Un secolo fa Einstein abbandonava la Germania nazista, storia di una fuga
Nel 1923 Albert Einstein lasciava la Germania a seguito del dilagante antisemitismo. Poco dopo avrebbe rinunciato per sempre alla cittadinanza tedesca, trovando rifugio negli USA
Il 24 giugno 1922 Walter Rathenau, ministro degli esteri della Repubblica di Weimar e figlio del fondatore della AEG, nota marca di elettrodomestici tuttora esistente, venne ucciso da due terroristi di estrema destra. La sua colpa? Essere ebreo. A fare le spese di quel rampante antisemitismo che imperversava in Europa, in modo inquietantemente simile a ciò che sta accadendo oggi, sarebbe stato di lì a poco un’altra figura cardine del ‘900: Albert Einstein.
L’incontro mancato
La storia ci racconta che quel 9 novembre 1923 Einstein si sarebbe dovuto incontrare nella sua abitazione di Berlino con Max Plank, padre della fisica quantistica nonché amico di Einstein. Nel devastante quadro economico della Germania di Weimar i prezzi dei generi alimentari erano saliti alle stelle. Moti popolari e rivolte di piazza scuotevano nel profondo la città e gli ebrei erano, indovinate un po’, il capro espiatorio.
Plank e Einstein non si incontrarono mai. Senza avvisare nessuno, Einstein decise di fuggire alla volta dell’Olanda, precisamente a Leida. Poco prima Einstein venne a conoscenza di un piano per ucciderlo. Così Plank, all’indomani del mancato incontro, stupito di aver trovato solo la moglie di Einstein in casa, scrisse: “Mi ha detto della tua dipartita e degli spregevoli eventi che l’hanno causata. Sono fuori di me dalla rabbia verso quei loschi e infami personaggi che sono riusciti a strapparti dalla tua casa e dal tuo lavoro. Farò tutto il possibile per portare all luce questi sordidi affari e consegnare alla giustizia questi individui.”
La persecuzione nell’ambiente accademico
La vita di quello che è forse lo scienziato più famoso di sempre sarebbe solo diventata più difficile negli anni seguenti. Prima che la teoria della relatività venisse provata, cento scienziati pubblicarono insieme un libro che screditava il lavoro di Einstein. Poi, ad un evento organizzato alla Filarmonica di Berlino appositamente per gettare fango su di lui, a tutti i partecipanti vennero distribuiti volantini che schernivano lo scienziato tedesco. In poche parole: la teoria della relatività era una bufala, e qualora non lo fosse stata non era farina del suo sacco.
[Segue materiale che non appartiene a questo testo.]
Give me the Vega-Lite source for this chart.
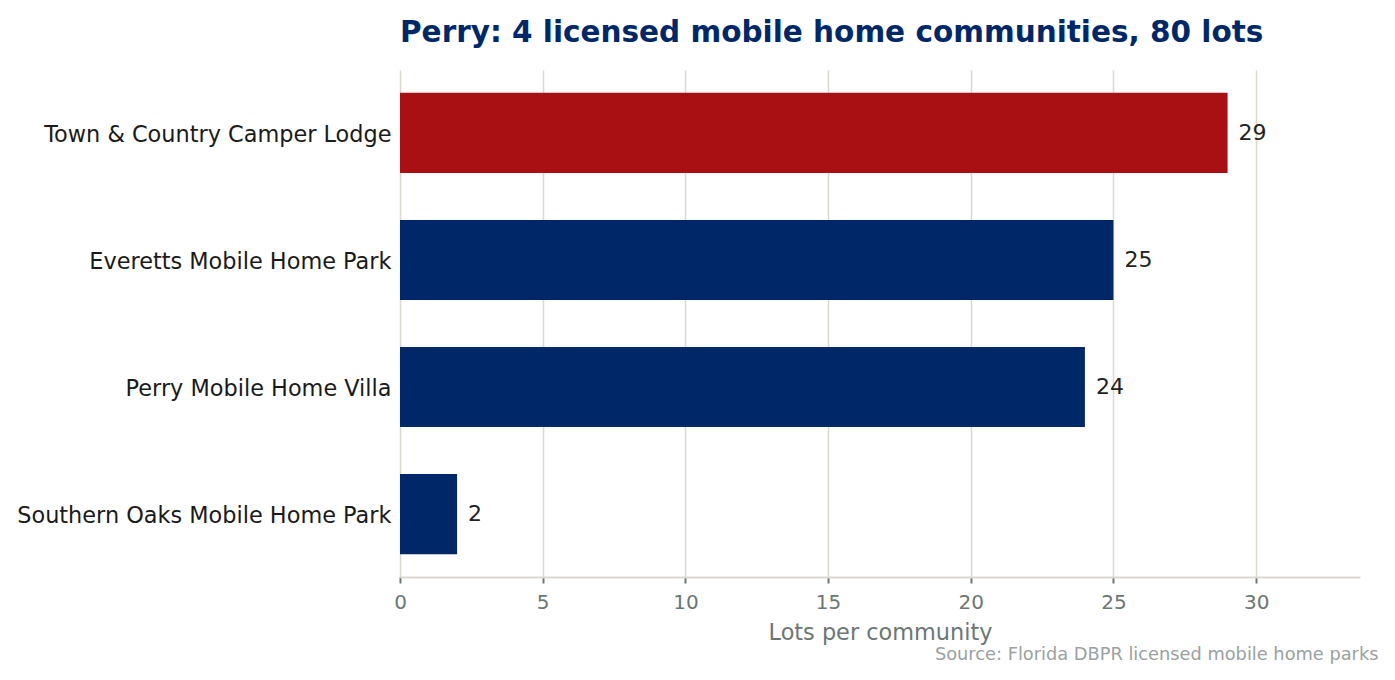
{
  "$schema": "https://vega.github.io/schema/vega-lite/v6.json",
  "autosize": {"type": "none"},
  "padding": {"left": 400, "top": 70, "right": 35, "bottom": 103},
  "width": 960,
  "height": 507,
  "background": "white",
  "title": {
    "text": "Perry: 4 licensed mobile home communities, 80 lots",
    "anchor": "start",
    "frame": "group",
    "font": "DejaVu Sans",
    "fontSize": 29.5,
    "fontWeight": "bold",
    "color": "#002868",
    "offset": 22
  },
  "config": {
    "view": {"stroke": null},
    "font": "DejaVu Sans"
  },
  "data": {
    "values": [
      {"name": "Town & Country Camper Lodge", "lots": 29, "group": "top"},
      {"name": "Everetts Mobile Home Park", "lots": 25, "group": "other"},
      {"name": "Perry Mobile Home Villa", "lots": 24, "group": "other"},
      {"name": "Southern Oaks Mobile Home Park", "lots": 2, "group": "other"}
    ]
  },
  "encoding": {
    "y": {
      "field": "name",
      "type": "nominal",
      "sort": "-x",
      "scale": {"paddingInner": 0.37, "paddingOuter": 0.18},
      "axis": {
        "title": null,
        "domain": false,
        "ticks": false,
        "labelFont": "DejaVu Sans",
        "labelFontSize": 22.4,
        "labelColor": "#1a1a1a",
        "labelPadding": 9,
        "labelLimit": 600,
        "labelOffset": 2
      }
    },
    "x": {
      "field": "lots",
      "type": "quantitative",
      "scale": {"domain": [0, 33.64], "nice": false, "zero": true}
    }
  },
  "layer": [
    {
      "mark": {"type": "bar"},
      "encoding": {
        "x": {
          "field": "lots",
          "type": "quantitative",
          "axis": {
            "title": "Lots per community",
            "titleFont": "DejaVu Sans",
            "titleFontSize": 22.4,
            "titleFontWeight": "normal",
            "titleColor": "#6b7674",
            "titlePadding": 9,
            "values": [0, 5, 10, 15, 20, 25, 30],
            "format": "d",
            "labelFont": "DejaVu Sans",
            "labelFontSize": 20,
            "labelColor": "#6b7674",
            "labelPadding": 9,
            "labelFlush": false,
            "grid": true,
            "gridColor": "#dcd8d0",
            "gridWidth": 1.5,
            "domain": true,
            "domainColor": "#dcd8d0",
            "domainWidth": 2,
            "ticks": true,
            "tickColor": "#6b7674",
            "tickSize": 6,
            "tickWidth": 2
          }
        },
        "color": {
          "field": "group",
          "type": "nominal",
          "scale": {"domain": ["top", "other"], "range": ["#a81014", "#002868"]},
          "legend": null
        }
      }
    },
    {
      "mark": {
        "type": "text",
        "align": "left",
        "baseline": "middle",
        "dx": 11,
        "font": "DejaVu Sans",
        "fontSize": 22,
        "color": "#222222"
      },
      "encoding": {
        "text": {"field": "lots", "type": "quantitative"},
        "x": {
          "field": "lots",
          "type": "quantitative",
          "axis": {
            "title": "Source: Florida DBPR licensed mobile home parks",
            "titleFont": "DejaVu Sans",
            "titleFontSize": 17.8,
            "titleFontWeight": "normal",
            "titleColor": "#9aa19f",
            "titleAnchor": "end",
            "titleAlign": "right",
            "titleX": 978,
            "titleY": 593,
            "labels": false,
            "ticks": false,
            "domain": false,
            "grid": false
          }
        }
      }
    }
  ],
  "resolve": {"axis": {"x": "independent"}}
}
La rinuncia alla cittadinanza
A ridosso della salita di Hitler al potere Einstein divenne definitivamente persona non grata, vero e proprio nemico dello stato. Nel ’32, ad esempio, fu spogliato della sua cattedra alla Accademica delle Scienze Prussiana. Pacifista e vocale critico del nazismo, nel dicembre 1932 lasciò definitivamente la Germania. Trovò rifugio negli Stati Uniti grazie all’EB-1, il visto rilasciato dagli USA ad immigrati dal “talento straordinario”. Quel visto oggi è noto come Einstein Visa, ed è lo stesso ottenuto nel 2001 dall’ex first lady Melania Trump.
Nonostante la sua dichiarazione di auto esilio dalla Germania nel marzo ’33, Einstein decise di tornare in Germania insieme alla moglie per passare l’estate nella loro casa di campagna a Caputh. Durante il viaggio appresero però che la casa era stata appena saccheggiata e distrutta dai nazisti. Fu così che allora Einstein, una volta arrivato al porto di Anversa, si recò al consolato tedesco e, consegnando il suo passaporto ai funzionari, rinunciò alla cittadinanza.
Il manifesto Russell-Einstein
Einstein, che si definiva un “pacifista militante”, sperimentò sulla propria pelle gli effetti del nativismo lasciato incontrollato. Una settimana prima della sua morte, nell’aprile 1955, nel pieno della minaccia nucleare, insieme a Bertrand Russell fu autore del celebre “manifesto Russell-Einstein“, dove i due dicevano di scrivere “in quanto membri non di questa o quella nazione, continente o credo, ma in quanto esseri umani“. Parole che oggi risuonano più che mai attuali.